# Decent IEM (with Mic) under 1k



## shar_yogi (May 21, 2015)

Hi friends

Please suggest a decent IEM with Mic. I have consider cowman EM1. Piston 2 is been out of stock for long time.
Will be using it mostly to listen classical and bollywood songs and watching videos on my mmx a117 while traveling in bus.  
Budget is strictly under 1K.


----------



## hitesh (May 21, 2015)

Would have recommended ES18 if mic wasn't a necessity, but seeing as it is, I would say go for EM1


----------



## rakeshhkuma90 (Jun 10, 2015)

shar_yogi said:


> Hi friends
> 
> Please suggest a decent IEM with Mic. I have consider cowman EM1. Piston 2 is been out of stock for long time.
> Will be using it mostly to listen classical and bollywood songs and watching videos on my mmx a117 while traveling in bus.
> Budget is strictly under 1K.



You can buy Sound magic ES18S headphones. It's Good headset in this range, very good bass. Clear sound, very good reproduction. Microphone sensitivity is good.

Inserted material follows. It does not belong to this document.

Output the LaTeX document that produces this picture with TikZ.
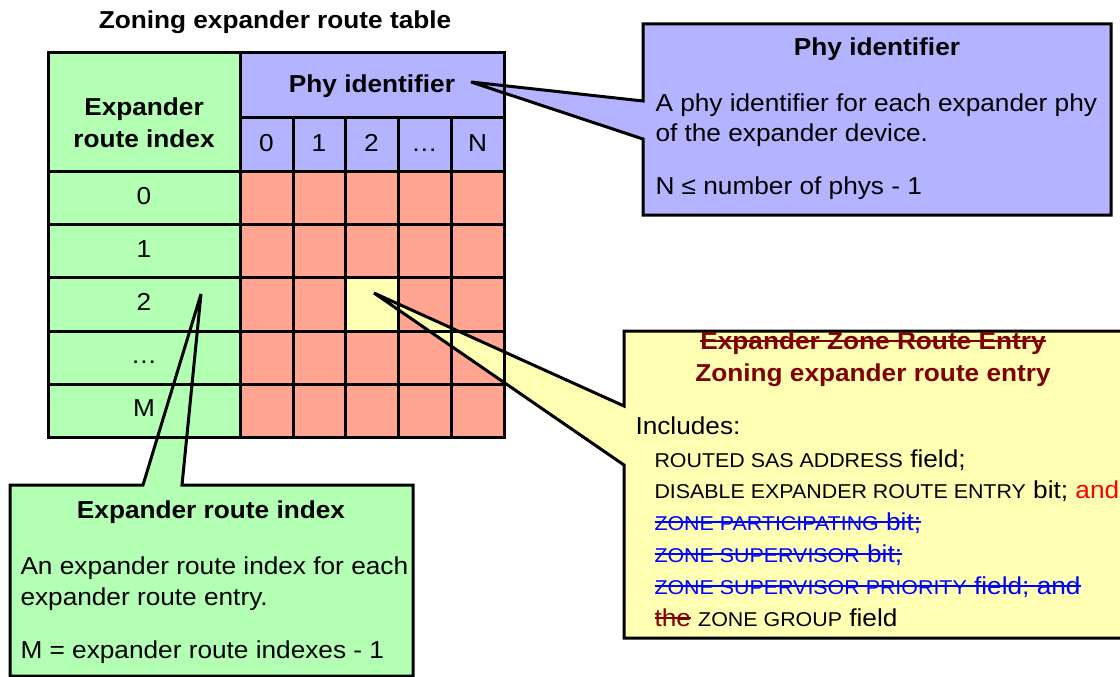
\documentclass[tikz,border=0pt]{standalone}
\usepackage{fontspec}
\setmainfont[FakeStretch=1.07]{Liberation Sans}
\definecolor{cgreen}{RGB}{179,255,179}
\definecolor{cpurple}{RGB}{179,179,255}
\definecolor{csalmon}{RGB}{255,165,145}
\definecolor{cyellow}{RGB}{255,255,179}
\definecolor{cdarkred}{RGB}{128,0,0}
\definecolor{cred}{RGB}{255,0,0}
\definecolor{cblue}{RGB}{0,0,255}
\newcommand{\fs}{\fontsize{24.5}{31}\selectfont}
\newcommand{\smc}[1]{{\fontsize{20}{24}\selectfont #1}}
\newsavebox{\strkbox}
\newcommand{\strk}[1]{\sbox{\strkbox}{#1}\rlap{\usebox{\strkbox}}\rule[7pt]{\wd\strkbox}{1.8pt}}
\begin{document}
\begin{tikzpicture}[x=1pt,y=-1pt,line width=3pt,
  txt/.style={inner sep=0pt,font=\fs},
  bld/.style={inner sep=0pt,font=\fs\bfseries},
  outline/.style={draw=black,line join=miter,miter limit=3}]
\clip (0,0) rectangle (1120,677);
% cell fills
\fill[cgreen] (48,53) rectangle (240,437);
\fill[cpurple] (240,53) rectangle (504,171);
\fill[csalmon] (240,171) rectangle (504,437);
\fill[cyellow] (345,277) rectangle (398,331);
% callout geometry
\coordinate (phyTip) at (471,82);
\coordinate (phyA) at (643,101);
\coordinate (phyB) at (643,139);
\coordinate (idxTip) at (201,294);
\coordinate (idxA) at (143,485);
\coordinate (idxB) at (182,485);
\coordinate (entTip) at (374,293);
\coordinate (entA) at (624,406);
\coordinate (entB) at (624,465);
\def\phypath{(643,24) -- (1111,24) -- (1111,215) -- (643,215) -- (phyB) -- (phyTip) -- (phyA) -- cycle}
\def\idxpath{(10,485) -- (idxA) -- (idxTip) -- (idxB) -- (413,485) -- (413,676) -- (10,676) -- cycle}
\def\entpath{(624,331) -- (1130,331) -- (1130,638) -- (624,638) -- (entB) -- (entTip) -- (entA) -- cycle}
\fill[cpurple] \phypath;
\fill[cgreen] \idxpath;
\fill[cyellow] \entpath;
% grid
\draw (48,53) rectangle (504,437);
\draw (240,53) -- (240,437);
\draw (240,117) -- (504,117);
\foreach \x in {293,345,398,451} \draw (\x,117) -- (\x,437);
\foreach \y in {171,224,277,331,384} \draw (48,\y) -- (504,\y);
% callout outlines
\path[outline] \phypath;
\path[outline] \idxpath;
\path[outline] \entpath;
% table texts
\node[bld,anchor=base] (title) at (275,28.5) {Zoning expander route table};
\node[bld,anchor=base] (hdrIdxA) at (144,115) {Expander};
\node[bld,anchor=base] (hdrIdxB) at (144,147) {route index};
\node[bld,anchor=base] (hdrPhy) at (372,92.5) {Phy identifier};
\node[txt,anchor=base] (c0) at (266.5,151) {0};
\node[txt,anchor=base] (c1) at (319,151) {1};
\node[txt,anchor=base] (c2) at (371.5,151) {2};
\node[txt,anchor=base] (c3) at (424.5,151) {\ldots};
\node[txt,anchor=base] (cN) at (477.5,151) {N};
\node[txt,anchor=base] (r0) at (144,204) {0};
\node[txt,anchor=base] (r1) at (144,257) {1};
\node[txt,anchor=base] (r2) at (144,310) {2};
\node[txt,anchor=base] (r3) at (144,363) {\ldots};
\node[txt,anchor=base] (rM) at (144,416) {M};
% phy callout texts
\node[bld,anchor=base] (phyT) at (877,56) {Phy identifier};
\node[txt,anchor=base west] (phy1) at (654,111) {A phy identifier for each expander phy};
\node[txt,anchor=base west] (phy2) at (654,142) {of the expander device.};
\node[txt,anchor=base west] (phy3) at (654,194) {N ≤ number of phys - 1};
% index callout texts
\node[bld,anchor=base] (idxT) at (211,518) {Expander route index};
\node[txt,anchor=base west] (idx1) at (19,574) {An expander route index for each};
\node[txt,anchor=base west] (idx2) at (19,605) {expander route entry.};
\node[txt,anchor=base west] (idx3) at (19,658) {M = expander route indexes - 1};
% entry callout texts
\node[bld,anchor=base,text=cdarkred] (entT1) at (873,349) {\strk{Expander Zone Route Entry}};
\node[bld,anchor=base,text=cdarkred] (entT2) at (873,381) {Zoning expander route entry};
\node[txt,anchor=base west] (ent0) at (634,434) {Includes:};
\node[txt,anchor=base west] (ent1) at (653,467) {\smc{ROUTED SAS ADDRESS} field;};
\node[txt,anchor=base west] (ent2) at (653,498) {\smc{DISABLE EXPANDER ROUTE ENTRY} bit; \textcolor{cred}{and}};
\node[txt,anchor=base west,text=cblue] (ent3) at (653,530) {\strk{\smc{ZONE PARTICIPATING} bit;}};
\node[txt,anchor=base west,text=cblue] (ent4) at (653,562) {\strk{\smc{ZONE SUPERVISOR} bit;}};
\node[txt,anchor=base west,text=cblue] (ent5) at (653,594) {\strk{\smc{ZONE SUPERVISOR PRIORITY} field; and}};
\node[txt,anchor=base west] (ent6) at (653,626) {\textcolor{cdarkred}{\strk{the}} \smc{ZONE GROUP} field};
\end{tikzpicture}
\end{document}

It supports all kinds of phones, it has a compatibility switch to make adjustments.


----------



## ZTR (Jun 10, 2015)

Cowon Em1 with mic +1


----------



## kARTechnology (Jun 10, 2015)

ZTR said:


> Cowon Em1 with mic +1



+1 Bought one after seeing in TDF...gives you correct amount of sound. it sloud too.
it gives you really punchy bass if you use Viper4Android...but you need root.


----------



## High-Fidelity (Jun 11, 2015)

Buy KZ EDSE or ED8m but request you not to kick your EM1, ES18, SoundMagic E10, E30 after getting KZ EDSE or ED8m.


----------